Loan-to-value (LTV) cap / limit: The regulatory maximum on the ratio of total mortgage loan amount to the purchase price of the property (excluding buyer-incurred closing costs such as sales taxes and notary fees). In the Netherlands, this was set at 106 percent from August 2011 and reduced annually by one percentage point to 100 percent by January 2018. The paper explicitly distinguishes the cap (the regulatory threshold) from the average LTV (the cross-sectional mean of the distribution, which the cap may or may not bind for all borrowers).

Underlying (or pre-cap) LTV distribution: The cross-sectional distribution of LTV ratios that would prevail in the absence of any LTV cap — approximated in the paper by the empirical distribution in the twelve months before the cap was introduced (2010M8-2011M7, adjusted for the June 2011 sales-tax cut). The shape, mean, and variance of this distribution determine the fraction of borrowers who are constrained by any given cap level and therefore govern the magnitude and symmetry of policy effects.

Mean-preserving change in heterogeneity: A change in the standard deviation of the LTV distribution that holds the mean (and, in the paper’s stylized scenarios, also the skewness and kurtosis) constant. The paper uses this construct to isolate the effect of dispersion per se on the macroeconomic consequences of cap changes, showing that a 25 percent increase in the standard deviation relative to the Dutch baseline more than doubles the macro effects relative to a 25 percent decrease.

Ex ante approach: The method of translating cap changes into average LTV changes that uses only the pre-cap distribution, applying successive cap levels to that single distribution. It does not require an LTV cap to have been in place and is therefore applicable for prospective analysis. It does not account for exceptions to the cap.

Ex post approach: The method that uses the most recent empirical LTV distribution preceding each cap change as the proxy for the counterfactual uncapped distribution, and that explicitly accounts for the observed share of borrowers above the cap (treated as exceptions).
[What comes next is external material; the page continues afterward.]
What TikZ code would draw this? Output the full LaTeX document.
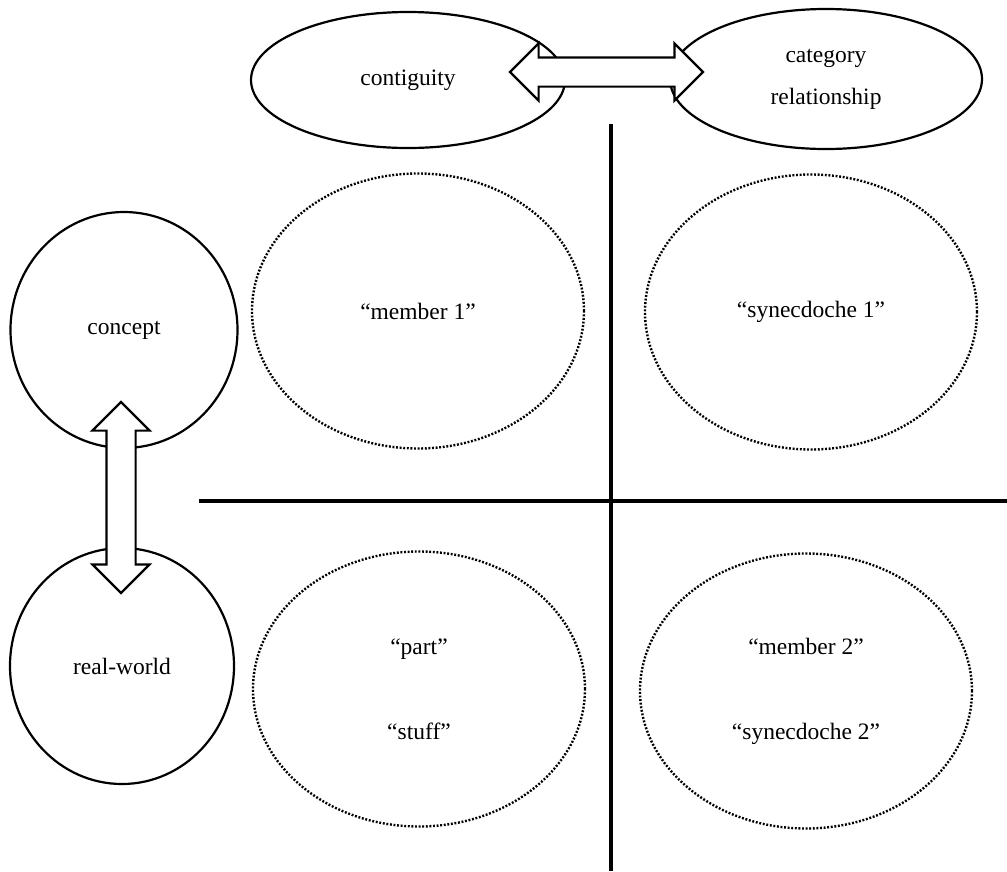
\documentclass[tikz,border=0pt]{standalone}
\usepackage{fontspec}
\setmainfont{Liberation Serif}
\usetikzlibrary{shapes.geometric,shapes.arrows}
\begin{document}
\begin{tikzpicture}[x=1pt,y=-1pt,
  font=\fontsize{23.5}{28}\selectfont,
  solidring/.style={ellipse, draw, line width=2.2pt, inner sep=0pt, align=center},
  dotring/.style={ellipse, draw, line width=2.4pt, dash pattern=on 1.9pt off 1.7pt,
    inner sep=0pt, minimum width=332, minimum height=275, align=center},
  blockarrow/.style={double arrow, draw, fill=white, line width=2.2pt,
    inner xsep=0pt, inner ysep=13.5pt, minimum width=55,
    double arrow head extend=14pt, double arrow tip angle=90},
  divider/.style={line width=3.5pt}]
\useasboundingbox (0,0) rectangle (1007,871);
% quadrant lines
\coordinate (vtop) at (611,124);
\coordinate (vbot) at (611,871);
\coordinate (hleft) at (199,501);
\coordinate (hright) at (1007,501);
\draw[divider] (vtop) -- (vbot);
\draw[divider] (hleft) -- (hright);
% top and left rings
\node[solidring, minimum width=314, minimum height=136] (contig) at (408,80) {contiguity};
\node[solidring, minimum width=312, minimum height=140] (cat) at (826,79) {category\\[14pt]relationship};
\node[solidring, minimum width=227, minimum height=236] (concept) at (124,330) {concept};
\node[solidring, minimum width=224, minimum height=236] (real) at (122,666) {real-world};
% quadrant rings
\node[dotring] (member1) at (418,311) {“member 1”};
\node[dotring] (syn1) at (811,312) {“synecdoche 1”};
\node[dotring] (part) at (419,689) {“part”\\[57pt]“stuff”};
\node[dotring] (member2) at (806,691) {“member 2”\\[57pt]“synecdoche 2”};
% links
\node[blockarrow, minimum height=193] (linkh) at (606.5,72) {};
\node[blockarrow, minimum height=191, rotate=90] (linkv) at (121,497.5) {};
\end{tikzpicture}
\end{document}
Preferred by the authors when feasible because it incorporates information about how the underlying distribution has evolved for reasons unrelated to the current cap change.

Asymmetry ratio: The ratio of the absolute value of the long-run house price (or GDP) response to a ten-percentage-point tightening in the cap to the absolute value of the response to a ten-percentage-point easing from the same initial cap level. A ratio exceeding one indicates that tightenings have larger effects than easings of equal magnitude from the same starting point. In the paper, this ratio is shown to depend critically on where the initial cap sits relative to the underlying distribution.

Non-linearity in LTV effects: The property that changes in the cap from a lower starting point have larger macroeconomic effects than changes from a higher starting point, for a given underlying distribution. This arises because the fraction of constrained borrowers increases as the cap is tightened, so a further tightening moves a larger share of individual LTVs. In the paper, this is documented through the increasing year-on-year effects in Table 1 and the large difference between the house price response to a tightening from 110 to 100 percent (6.12 percent) versus from 100 to 90 percent (14.27 percent).

Pearson system (as used in this paper): A parametric family of distributions in which every combination of the first four moments (mean, variance, skewness, kurtosis) corresponds to a unique distribution. The authors use it to construct smooth approximations to the empirical Dutch distribution with the same mean, skewness, and kurtosis but varying standard deviations, enabling a controlled comparison of heterogeneity scenarios.